A: I'm not sure if it is such a good approach. The most general vector linear in $r$ is $M r$ where $M$ is a 3x3 matrix. The number of unfixed constants in your formula is 12, while you only need 9 in general. If you set $b=c$ it seems more sensible, assuming $r\times c\neq0$. Then it's essentially just the expansion of a vector in the basis $r$, $c$, $r\times c$.
The matrix $M$ can be divided into 3 parts, the trace part, a traceless symmetric part and a antisymmetric part:
$$ M = \frac13\mathrm{tr}(M)\,I + \frac12(M+M^t-\frac23\mathrm{tr}(M)\,I) + \frac12(M-M^t) $$
where $I$ is the identity matrix and ${}^t$ denotes transpose.
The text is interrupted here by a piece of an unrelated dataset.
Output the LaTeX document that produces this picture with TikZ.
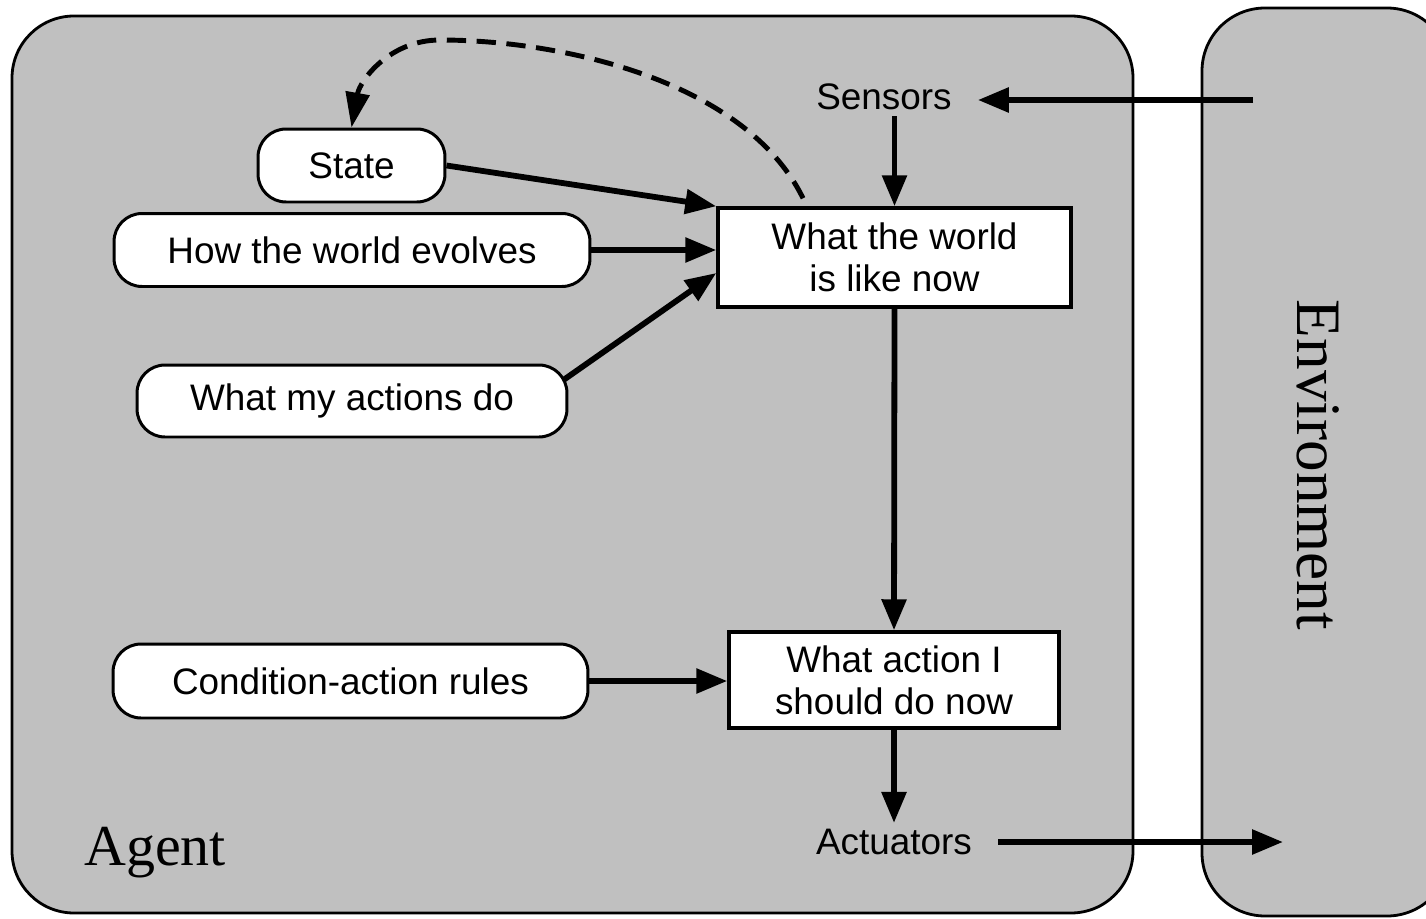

So, the terms in $M\cdot r$ correspond to the terms
$$ x r + y (r\cdot a)c + z (r\times c)\ .$$ You can see exactly how by just taking the gradient of both sides to get
$$ M = x\, I + y\, c a^t + z\, \varepsilon\cdot c$$
where $\varepsilon$ is the totally antisymmetric tensor and $c a^t$ can be chosen to be traceless, ie $a \cdot c=0$. In terms of components, this reads
$$ M_{ij} = x\, \delta_{ij} + y\, c_i a_j + z\, \sum_k\varepsilon_{ijk} c_k \ ,$$
where $\delta$ is the Kronecker delta symbol.